Is realism about choice functions, then, consistent with the well-established result that there are no hidden variables for certain quantum-mechanical processes? This question should be addressed in further research on the proposed semantics -- particularly in light of objective chances being rooted in Popper's propensity interpretation of probability. For, this interpretation is in turn motivated by genuinely indeterministic quantum-mechanical processes.

This said, the book remains a well written and original study that merits reading from various perspectives. Proponents of epistemic approaches to counterfactuals will, probably, find reasons to further pursue and to strengthen such an approach. More metaphysically realist minded philosophers will, most probably, find it rewarding to take up the challenge of further working out the intricate relations between determinism, objective chances, and choice functions.


[1] Asser, G. (1957). Theorie der logischen Auswahlfunktionen. Zeitschrift für mathematische Logik und Grundlagen der Mathematik 3:30-68.

[2] Da Costa, N., Bueno, O., and French, S. (1998). The Logic of Pragmatic Truth. Journal of Philosophical Logic 27: 603-620.

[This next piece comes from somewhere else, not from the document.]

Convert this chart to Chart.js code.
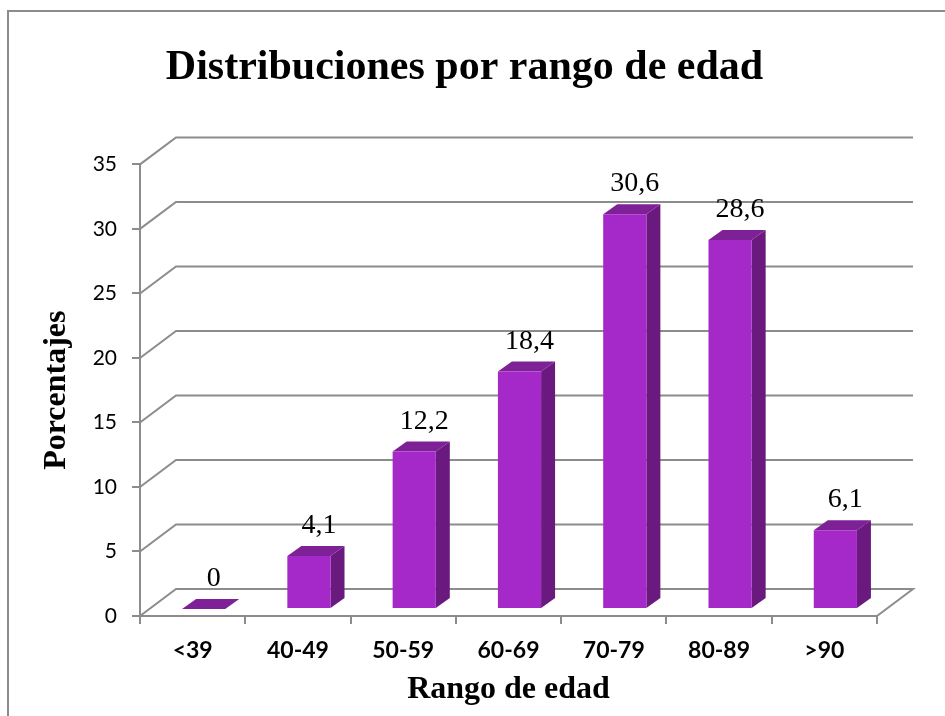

[3] Edgington, D. (1995). On Conditionals. Mind 104(414): 235-329.

[4] Glynn, L. (2010). Deterministic Chance. British Journal for the Philosophy of Science 61(1): 51-80.

[5] Kratzer, A. (2012). Modals and Conditionals: New and Revised Perspectives. Oxford Studies in Theoretical Linguistics, Oxford.

[6] Lewis, D. (1973). Counterfactuals. Blackwell.

[7] Meyer Viol, W. P. M. (1995). Instantial Logic. An Investigation into Reasoning with Instances. ILLC Dissertation Series 1995-11, ILLC,Amsterdam.

[8] Skyrms, B. (1980). Causal Necessity: A Pragmatic Investigation of the Necessity of Laws. Yale University Press.

[9] Veltman, F. (2005). Making Counterfactual Assumptions. Journal of Semantics 22(2): 159-180.